Big Data
Hadoop, Spark, MapReduce, and data pipelines at scale.
Hadoop Ecosystem
Apache Hadoop is the foundation of big data processing. It provides distributed storage (HDFS) and distributed computation (MapReduce) across clusters of commodity hardware.
HDFS
Distributed file system
Stores files in blocks (128 MB) across nodes with replication (default 3x)
MapReduce
Compute framework
Processes data in two phases: Map (filter/sort) and Reduce (aggregate/summarize)
YARN
Resource manager
Manages cluster resources, schedules jobs, allocates CPU/memory per application
Hive
SQL on Hadoop
SQL-like interface (HiveQL) that compiles queries into MapReduce/Tez jobs
HBase
NoSQL database
Column-oriented, real-time random read/write on top of HDFS
Oozie
Workflow scheduler
Orchestrates dependent jobs (MapReduce, Pig, Hive) in DAGs
ZooKeeper
Coordination service
Distributed configuration, synchronization, and leader election
Sqoop
Data transfer
Imports/exports data between Hadoop and relational databases
MapReduce Concept
MapReduce splits a job into map and reduce phases. The map phase processes input key-value pairs in parallel across nodes. The reduce phase aggregates intermediate results. Shuffling sorts and transfers data between phases.
# Word Count — the Hello World of MapReduce
# Map phase: emit (word, 1) for each word
def mapper(line):
words = line.strip().split()
for word in words:
print(f"{word.lower()}\t1")
# Reduce phase: sum counts for each word
def reducer(word, counts):
total = sum(counts)
print(f"{word}\t{total}")
# Input: "hello world hello hadoop"
# Map outputs:
# hello 1
# world 1
# hello 1
# hadoop 1
# Shuffle & sort:
# hadoop [1]
# hello [1, 1]
# world [1]
# Reduce outputs:
# hadoop 1
# hello 2
# world 1Apache Spark
Spark is a fast, in-memory distributed computing engine that outperforms MapReduce by 10-100x for many workloads. It provides high-level APIs in Python (PySpark), Scala, and SQL.
from pyspark.sql import SparkSession
from pyspark.sql.functions import col, avg, count, when
# Initialize Spark
spark = SparkSession.builder \
.appName("DataScience") \
.getOrCreate()
# Read data
df = spark.read.csv("s3://bucket/sales.csv", header=True, inferSchema=True)

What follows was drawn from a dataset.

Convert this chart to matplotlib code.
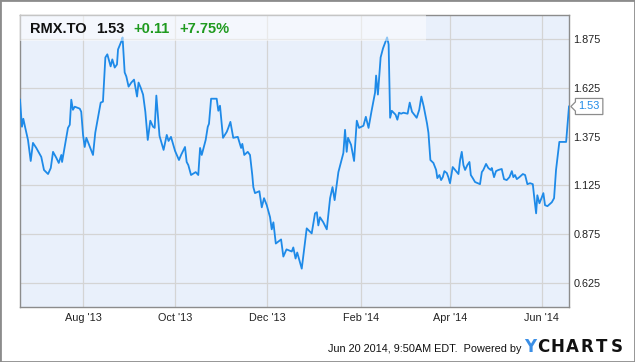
import pandas as pd
import matplotlib
matplotlib.use('Agg')
import matplotlib.pyplot as plt
import matplotlib.dates as mdates
from matplotlib.patches import Rectangle
from matplotlib.path import Path

plt.rcParams['font.family'] = ['Liberation Sans', 'DejaVu Sans']

# data
start = pd.Timestamp('2013-06-20')
day_offsets = [0.0, 1.3, 2.2, 3.5, 5.3, 7.1, 8.6, 10.8, 14.1, 15.9, 18.6, 20.4, 21.9, 24.1, 25.7, 27.4, 27.9, 29.6,
               31.8, 33.0, 34.0, 35.1, 36.3, 39.6, 40.6, 41.8, 42.9, 44.0, 45.8, 48.4, 49.9, 51.7, 53.5, 55.0, 56.6,
               57.9, 60.1, 61.2, 62.8, 64.3, 65.0, 67.2, 68.0, 69.4, 70.5, 72.0, 73.8, 75.6, 77.6, 78.6, 80.0, 81.6,
               83.1, 84.7, 86.4, 88.2, 89.3, 90.4, 92.5, 95.2, 97.3, 98.5, 100.1, 102.8, 105.4, 106.8, 109.4, 110.5,
               111.6, 113.4, 116.5, 118.2, 119.4, 120.5, 123.1, 124.5, 125.3, 126.7, 130.4, 131.5, 132.6, 134.6,
               137.1, 138.1, 139.5, 141.4, 144.4, 146.6, 147.4, 148.7, 151.0, 152.5, 154.0, 154.7, 155.8, 158.7,
               160.3, 161.8, 163.6, 165.8, 166.9, 168.0, 169.6, 173.1, 174.6, 176.7, 180.2, 181.2, 182.7, 183.8,
               186.8, 190.1, 193.4, 195.6, 196.8, 197.8, 198.9, 201.1, 203.4, 205.6, 207.2, 208.6, 211.1, 214.4,
               215.5, 216.6, 217.5, 219.5, 221.5, 223.3, 224.8, 227.7, 229.3, 231.1, 233.0, 235.4, 236.1, 237.3,
               239.1, 240.7, 243.4, 244.4, 245.4, 246.5, 249.0, 250.2, 251.3, 252.7, 254.2, 257.0, 258.4, 259.9,
               263.0, 264.7, 266.1, 267.7, 269.9, 270.8, 272.1, 274.1, 275.9, 276.7, 278.1, 279.2, 280.3, 281.4,
               283.0, 284.0, 285.1, 286.9, 288.5, 290.7, 291.8, 292.9, 294.0, 295.1, 296.6, 298.0, 298.9, 300.2,
               301.7, 305.0, 306.2, 307.2, 309.0, 310.5, 312.1, 312.8, 314.3, 315.6, 317.2, 319.4, 320.9, 322.7,
               324.5, 326.1, 327.1, 328.2, 329.4, 331.1, 333.4, 334.9, 336.4, 338.2, 340.0, 340.8, 342.2, 343.0,
               344.4, 346.0, 347.0, 348.1, 349.7, 352.6, 354.1, 355.4, 357.6, 359.2, 362.1, 364.0]
prices = [1.565, 1.426, 1.467, 1.420, 1.358, 1.250, 1.343, 1.317, 1.271, 1.204, 1.183, 1.214, 1.297, 1.266, 1.240,
          1.281, 1.245, 1.322, 1.420, 1.436, 1.565, 1.513, 1.529, 1.519, 1.503, 1.384, 1.322, 1.369, 1.333, 1.281,
          1.395, 1.472, 1.550, 1.555, 1.782, 1.798, 1.736, 1.772, 1.730, 1.746, 1.823, 1.865, 1.885, 1.705, 1.684,
          1.632, 1.653, 1.668, 1.581, 1.653, 1.627, 1.591, 1.503, 1.358, 1.457, 1.426, 1.420, 1.586, 1.379, 1.307,
          1.384, 1.353, 1.374, 1.302, 1.255, 1.281, 1.322, 1.245, 1.229, 1.178, 1.193, 1.178, 1.317, 1.281, 1.358,
          1.426, 1.441, 1.570, 1.570, 1.508, 1.534, 1.369, 1.400, 1.420, 1.451, 1.369, 1.374, 1.317, 1.338, 1.281,
          1.297, 1.281, 1.178, 1.116, 1.085, 1.095, 1.012, 1.059, 1.023, 0.961, 0.899, 0.935, 0.826, 0.847, 0.759,
          0.796, 0.785, 0.806, 0.749, 0.780, 0.697, 0.904, 0.878, 0.981, 0.987, 0.919, 0.961, 0.935, 0.899, 1.059,
          1.116, 1.049, 1.193, 1.291, 1.410, 1.297, 1.369, 1.333, 1.250, 1.457, 1.420, 1.431, 1.477, 1.420, 1.503,
          1.601, 1.689, 1.591, 1.782, 1.829, 1.885, 1.849, 1.472, 1.508, 1.488, 1.462, 1.498, 1.493, 1.498, 1.493,
          1.550, 1.503, 1.472, 1.513, 1.581, 1.529, 1.441, 1.395, 1.255, 1.240, 1.204, 1.162, 1.178, 1.152, 1.167,
          1.198, 1.188, 1.167, 1.136, 1.219, 1.204, 1.183, 1.255, 1.297, 1.229, 1.204, 1.229, 1.245, 1.178, 1.162,
          1.142, 1.131, 1.193, 1.204, 1.235, 1.214, 1.204, 1.214, 1.167, 1.198, 1.204, 1.209, 1.157, 1.152, 1.167,
          1.198, 1.167, 1.178, 1.157, 1.167, 1.183, 1.178, 1.131, 1.136, 1.131, 1.074, 0.981, 1.074, 1.033, 1.064,
          1.085, 1.023, 1.018, 1.038, 1.059, 1.204, 1.348, 1.348, 1.348, 1.530]
dates = start + pd.to_timedelta(day_offsets, unit='D')

ticker = 'RMX.TO'
last_price = '1.53'
change = '+0.11'
change_pct = '+7.75%'
y_ticks = [0.625, 0.875, 1.125, 1.375, 1.625, 1.875]
footer = 'Jun 20 2014, 9:50AM EDT.  Powered by'

line_col = '#1e8ae8'
green = '#1f9a1f'
edge = '#8c8c8c'


def tag_box(x0, y0, width, height, mutation_size):
    # rectangle with a small notch pointing left
    pad = mutation_size * 0.28
    x0 -= pad
    y0 -= pad
    width += 2 * pad
    height += 2 * pad
    x1, y1, ym = x0 + width, y0 + height, y0 + height / 2
    tip = mutation_size * 0.42
    verts = [(x0, y0), (x1, y0), (x1, y1), (x0, y1), (x0, ym + tip), (x0 - tip, ym), (x0, ym - tip), (x0, y0)]
    return Path(verts, closed=True)


fig = plt.figure(figsize=(6.35, 3.62), dpi=100)
ax = fig.add_axes([20 / 635, 55 / 362, 549 / 635, 292 / 362])
ax.set_facecolor('#e9f0fb')
ax.plot(dates, prices, color=line_col, lw=1.3, zorder=3)

ax.set_xlim(start, start + pd.Timedelta(days=364))
ax.set_ylim(0.5, 2.0)

ax.xaxis.set_major_locator(mdates.MonthLocator(bymonth=[2, 4, 6, 8, 10, 12]))
ax.xaxis.set_major_formatter(mdates.DateFormatter("%b '%y"))
ax.yaxis.tick_right()
ax.set_yticks(y_ticks)
ax.set_yticklabels([f'{v:.3f}' for v in y_ticks])
ax.tick_params(axis='y', length=0, pad=3, labelsize=7.8, colors='#222222')
ax.tick_params(axis='x', length=0, pad=4.5, labelsize=7.8, colors='#222222')

ax.grid(True, color='#d4d4d4', lw=0.9)
ax.set_axisbelow(True)
for s in ax.spines.values():
    s.set_color(edge)
    s.set_linewidth(1)

# header band on top of the plot
ax.add_patch(Rectangle((0, 0.911), 0.7395, 0.089, transform=ax.transAxes,
                       fc='white', ec='none', alpha=0.5, zorder=4))
t1 = ax.text(0.0182, 0.953, ticker, transform=ax.transAxes, fontsize=10.5, fontweight='bold',
             color='#111111', ha='left', va='center', zorder=5)
t2 = ax.annotate(last_price, xy=(1, 0.5), xycoords=t1, xytext=(7, 0), textcoords='offset points',
                 fontsize=10.5, fontweight='bold', color='#111111', ha='left', va='center', zorder=5)
t3 = ax.annotate(change, xy=(1, 0.5), xycoords=t2, xytext=(6.5, 0), textcoords='offset points',
                 fontsize=10.5, fontweight='bold', color=green, ha='left', va='center', zorder=5)
ax.annotate(change_pct, xy=(1, 0.5), xycoords=t3, xytext=(6.5, 0), textcoords='offset points',
            fontsize=10.5, fontweight='bold', color=green, ha='left', va='center', zorder=5)

# last value tag
ax.annotate(last_price, xy=(dates[-1], prices[-1]), xytext=(6.8, 0), textcoords='offset points',
            fontsize=7.8, color=line_col, ha='left', va='center', annotation_clip=False,
            bbox=dict(boxstyle=tag_box, fc='white', ec=edge, lw=0.9))

# footer
fig.text(521 / 635, 1 - 349 / 362, footer, ha='right', va='center', fontsize=7.8, color='#111111')
logo_x = [530, 543, 557.5, 572, 587, 602, 617]
for ch, px in zip('YCHARTS', logo_x):
    fig.text(px / 635, 1 - 347 / 362, ch, ha='center', va='center', fontsize=12, fontweight='heavy',
             family='DejaVu Sans', color='#3b8fe6' if ch == 'Y' else '#111111')

fig.patches.append(Rectangle((0, 0), 1, 1, transform=fig.transFigure, fill=False, ec=edge, lw=2))

fig.savefig('out.png', dpi=100)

print(f"Partitions: {df.rdd.getNumPartitions()}")
print(f"Schema: {df.printSchema()}")
# Transformations (lazy — only computed on action)
daily_sales = df.groupBy("date").agg(
count("*").alias("order_count"),
avg("amount").alias("avg_amount"),
sum("amount").alias("total_revenue")
)
# Action triggers computation
daily_sales.show(10)
daily_sales.write.parquet("output/daily_sales.parquet")
# Spark SQL
df.createOrReplaceTempView("sales")
result = spark.sql("""
SELECT
region,
SUM(amount) as revenue
FROM sales
WHERE year = 2024
GROUP BY region
ORDER BY revenue DESC
""")
result.show()
# MLlib — distributed ML
from pyspark.ml.feature import VectorAssembler
from pyspark.ml.clustering import KMeansData Pipelines & ETL
ETL (Extract, Transform, Load) pipelines move data from sources to data warehouses or lakes. Modern tools like Airflow, dbt, and Spark Structure Streaming enable reliable, scalable pipeline orchestration.
Extract
Pull data from APIs, databases, logs, SaaS tools, or streaming platforms (Kafka, Kinesis)
Transform
Clean, validate, aggregate, join, and enrich data. Apply business logic and schema changes.
Load
Write to data warehouse (Snowflake, Redshift, BigQuery), data lake (S3, ADLS), or analytics store
# Apache Airflow DAG (simplified)
from airflow import DAG
from airflow.operators.python import PythonOperator
from datetime import datetime
def extract(**ctx):
# Read from API / database
pass
def transform(**ctx):
# Clean and aggregate
pass
def load(**ctx):
# Write to warehouse
pass
with DAG(
"sales_etl",
start_date=datetime(2024, 1, 1),
schedule="@daily",
catchup=False
):
extract_task = PythonOperator(
task_id="extract", python_callable=extract
)
transform_task = PythonOperator(
task_id="transform", python_callable=transform
)
load_task = PythonOperator(
task_id="load", python_callable=load
)
extract_task >> transform_task >> load_taskInterview Questions
Q: What is the difference between Hadoop MapReduce and Spark?
MapReduce writes intermediate data to disk between map and reduce phases, making it slower for iterative algorithms. Spark processes data in memory (RDDs/DataFrames), achieving 10-100x speedup. Spark also provides richer APIs (SQL, ML, streaming).
Q: Explain HDFS architecture.
HDFS has a NameNode (master) that manages metadata and DataNodes (workers) that store data blocks. Files are split into blocks (default 128 MB) and replicated across DataNodes (default 3x) for fault tolerance.
Q: What is the difference between a data lake and a data warehouse?
A data warehouse stores structured, processed data optimized for SQL analytics (e.g., Snowflake). A data lake stores raw data in any format (structured, semi-structured, unstructured) typically on object storage (S3, ADLS).
Q: What is Spark's RDD and how does it differ from a DataFrame?
RDD (Resilient Distributed Dataset) is the low-level distributed collection with no schema. DataFrame has a schema (like a table) and uses Spark SQL's Catalyst optimizer, providing better performance and simpler APIs.